Their documentation on how to use the web editor is short but very complete. You should take a look to familiarise with the platform and all its advantages.

We are keeping glossaries for different languages that can be used across different lessons to keep consistency. If you find a common term that’s not there, add it!

If there’s a sentence that you are not sure how to translate, or the meaning is unclear, use the comments and issues tool. We don’t have enough experience yet to define when to create an issue or a comment, so feel free to experiment.

You can also download one or more files to translate them offline or from your favourite tool (some specified below). However, be aware that you won’t see if someone is translating these files at the same time nor use the other tools that Transifex offers. These and other problems that they say in the guide are not going to happen too often if the lesson files are distributed between the translators.

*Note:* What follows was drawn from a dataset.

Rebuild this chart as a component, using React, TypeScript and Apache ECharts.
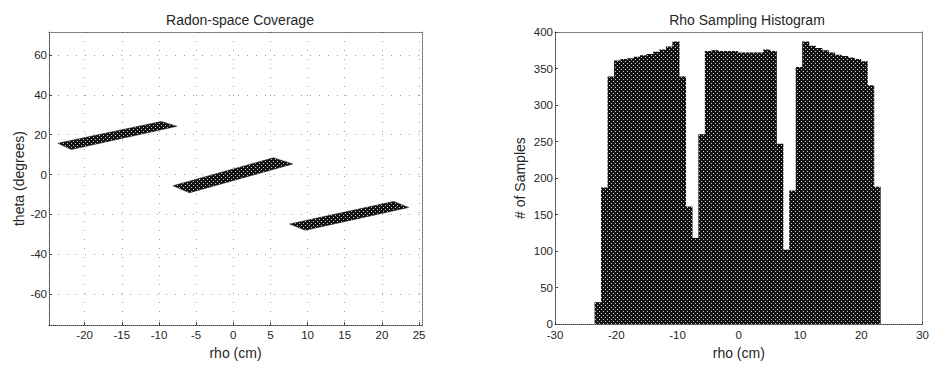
import { useEffect, useRef } from 'react';
import * as echarts from 'echarts';

// ---------- Left panel: Radon-space coverage (parallelogram vertices) ----------
const coverageXTicks = [-20, -15, -10, -5, 0, 5, 10, 15, 20, 25];
const coverageYTicks = [-60, -40, -20, 0, 20, 40, 60];

const band1Rho = [-23.6, -9.7, -7.6, -21.8];
const band1Theta = [15.7, 26.6, 24.2, 12.6];
const band2Rho = [-8.1, 5.4, 8.0, -5.9];
const band2Theta = [-5.6, 8.4, 5.3, -9.1];
const band3Rho = [7.6, 21.6, 23.6, 9.7];
const band3Theta = [-24.8, -13.5, -16.5, -27.9];

// ---------- Right panel: rho sampling histogram ----------
const rhoBinCenters = [
  -23.01, -21.95, -20.89, -19.83, -18.78, -17.72, -16.66, -15.6, -14.54, -13.48, -12.42,
  -11.36, -10.3, -9.24, -8.18, -7.13, -6.07, -5.01, -3.95, -2.89, -1.83, -0.77, 0.29,
  1.35, 2.41, 3.47, 4.52, 5.58, 6.64, 7.7, 8.76, 9.82, 10.88, 11.94, 13.0, 14.06, 15.11,
  16.17, 17.23, 18.29, 19.35, 20.41, 21.47, 22.53,
];
const sampleCounts = [
  30, 187, 339, 361, 363, 364, 366, 368, 370, 373, 376, 380, 387, 339, 161, 118, 260,
  374, 375, 374, 374, 374, 372, 372, 372, 372, 376, 374, 247, 102, 183, 352, 387, 381,
  378, 375, 372, 369, 367, 365, 363, 360, 327, 188,
];
const BIN_WIDTH = 1.059;

const FONT = '"Liberation Sans", Arial, Helvetica, sans-serif';
const TEXT = '#262626';

export default function App() {
  const ref = useRef<HTMLDivElement>(null);

  useEffect(() => {
    document.body.style.margin = '0';
    if (!ref.current) return;
    const chart = echarts.init(ref.current, undefined, { renderer: 'svg' });

    // halftone-like texture (dark with light dots)
    const cv = document.createElement('canvas');
    cv.width = 4;
    cv.height = 4;
    const ctx = cv.getContext('2d');
    let fill: any = '#2a2a2a';
    if (ctx) {
      ctx.fillStyle = '#121212';
      ctx.fillRect(0, 0, 4, 4);
      ctx.fillStyle = '#cfcfcf';
      ctx.fillRect(1, 1, 1, 1);
      ctx.fillRect(3, 3, 1, 1);
      fill = { image: cv, repeat: 'repeat' };
    }

    const bandsRho = [band1Rho, band2Rho, band3Rho];
    const bandsTheta = [band1Theta, band2Theta, band3Theta];
    const bandData = bandsRho.map((r, i) => [
      r.reduce((a, b) => a + b, 0) / r.length,
      bandsTheta[i].reduce((a, b) => a + b, 0) / bandsTheta[i].length,
    ]);

    const tickLabel = { color: TEXT, fontSize: 11.5, fontFamily: FONT };
    const nameStyle = { color: TEXT, fontSize: 14, fontFamily: FONT };
    const titleStyle = { color: TEXT, fontSize: 14, fontWeight: 'normal' as const, fontFamily: FONT };
    const boxLine = { show: true, onZero: false, lineStyle: { color: '#3a3a3a', width: 1, type: 'dotted' as const } };
    const grid = { show: true, type: [1, 8], color: '#9a9a9a', width: 1 };

    chart.setOption({
      animation: false,
      backgroundColor: '#ffffff',
      title: [
        { text: 'Radon-space Coverage', left: 235, top: 8, textAlign: 'center', textStyle: titleStyle },
        { text: 'Rho Sampling Histogram', left: 742, top: 8, textAlign: 'center', textStyle: titleStyle },
      ],
      grid: [
        { left: 49, right: 510, top: 32, bottom: 39 },
        { left: 555, right: 1, top: 32, bottom: 38 },
      ],
      xAxis: [
        {
          type: 'value',
          gridIndex: 0,
          min: -24.8,
          max: 25.4,
          position: 'bottom',
          name: 'rho (cm)',
          nameLocation: 'middle',
          nameGap: 17,
          nameTextStyle: nameStyle,
          axisLine: boxLine,
          axisTick: { show: true, inside: true, length: 3, customValues: coverageXTicks, lineStyle: { color: '#444' } },
          axisLabel: { ...tickLabel, margin: 4, customValues: coverageXTicks },
          splitLine: { show: true, lineStyle: grid },
        },
        {
          type: 'value',
          gridIndex: 0,
          min: -24.8,
          max: 25.4,
          position: 'top',
          axisLine: { ...boxLine, lineStyle: { ...boxLine.lineStyle, color: '#666' } },
          axisTick: { show: false },
          axisLabel: { show: false },
          splitLine: { show: false },
        },
        {
          type: 'value',
          gridIndex: 1,
          min: -30,
          max: 30,
          interval: 10,
          position: 'bottom',
          name: 'rho (cm)',
          nameLocation: 'middle',
          nameGap: 20,
          nameTextStyle: nameStyle,
          axisLine: boxLine,
          axisTick: { show: true, inside: true, length: 3, lineStyle: { color: '#444' } },
          axisLabel: { ...tickLabel, margin: 5 },
          splitLine: { show: false },
        },
        {
          type: 'value',
          gridIndex: 1,
          min: -30,
          max: 30,
          position: 'top',
          axisLine: { ...boxLine, lineStyle: { ...boxLine.lineStyle, color: '#666' } },
          axisTick: { show: false },
          axisLabel: { show: false },
          splitLine: { show: false },
        },
      ],
      yAxis: [
        {
          type: 'value',
          gridIndex: 0,
          min: -75.5,
          max: 71.5,
          position: 'left',
          name: 'theta (degrees)',
          nameLocation: 'middle',
          nameGap: 22,
          nameTextStyle: nameStyle,
          axisLine: boxLine,
          axisTick: { show: true, inside: true, length: 3, customValues: coverageYTicks, lineStyle: { color: '#444' } },
          axisLabel: { ...tickLabel, margin: 2, customValues: coverageYTicks },
          splitLine: { show: true, lineStyle: grid },
        },
        {
          type: 'value',
          gridIndex: 0,
          min: -75.5,
          max: 71.5,
          position: 'right',
          axisLine: { ...boxLine, lineStyle: { ...boxLine.lineStyle, color: '#666' } },
          axisTick: { show: false },
          axisLabel: { show: false },
          splitLine: { show: false },
        },
        {
          type: 'value',
          gridIndex: 1,
          min: 0,
          max: 400,
          interval: 50,
          position: 'left',
          name: '# of Samples',
          nameLocation: 'middle',
          nameGap: 28,
          nameTextStyle: nameStyle,
          axisLine: boxLine,
          axisTick: { show: true, inside: true, length: 3, lineStyle: { color: '#444' } },
          axisLabel: { ...tickLabel, margin: 2 },
          splitLine: { show: false },
        },
        {
          type: 'value',
          gridIndex: 1,
          min: 0,
          max: 400,
          position: 'right',
          axisLine: { ...boxLine, lineStyle: { ...boxLine.lineStyle, color: '#666' } },
          axisTick: { show: false },
          axisLabel: { show: false },
          splitLine: { show: false },
        },
      ],
      series: [
        {
          type: 'custom',
          name: 'coverage',
          xAxisIndex: 0,
          yAxisIndex: 0,
          data: bandData,
          renderItem: (params: any, api: any) => {
            const i = params.dataIndex;
            const pts = bandsRho[i].map((r, j) => api.coord([r, bandsTheta[i][j]]));
            return {
              type: 'polygon',
              shape: { points: pts },
              style: { fill, stroke: '#151515', lineWidth: 0.6 },
            };
          },
        },
        {
          type: 'custom',
          name: 'histogram',
          xAxisIndex: 2,
          yAxisIndex: 2,
          data: rhoBinCenters.map((c, i) => [c, sampleCounts[i]]),
          renderItem: (params: any, api: any) => {
            const c = api.value(0);
            const h = api.value(1);
            const p0 = api.coord([c - BIN_WIDTH / 2, h]);
            const p1 = api.coord([c + BIN_WIDTH / 2, 0]);
            return {
              type: 'rect',
              shape: { x: p0[0], y: p0[1], width: p1[0] - p0[0] + 0.6, height: p1[1] - p0[1] },
              style: { fill },
            };
          },
        },
      ],
    });

    return () => chart.dispose();
  }, []);

  return <div ref={ref} style={{ width: 932, height: 365 }} />;
}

POEDIT is a multi-platform desktop software. It has support to integrate with `Crowdin`_ (a platform similar to Transifex). One of the advantages of using a software locally is that you can see some metadata that Transifex is not showing (e.g., comments made by the po4gitbook tool), however, comments you add in the file are not uploaded to the platform.


Gtranslator is an open source desktop application that runs on GNOME (Linux) and is very simple but powerful.


Lokalize is the KDE cousin of Gtranslator.


OmegaT is a very powerful open source desktop application, it runs over different OSs and understand more than 30 file formats. It has many features and tools, for example it can interact with Google Translate, has support for right-to-left languages and much more.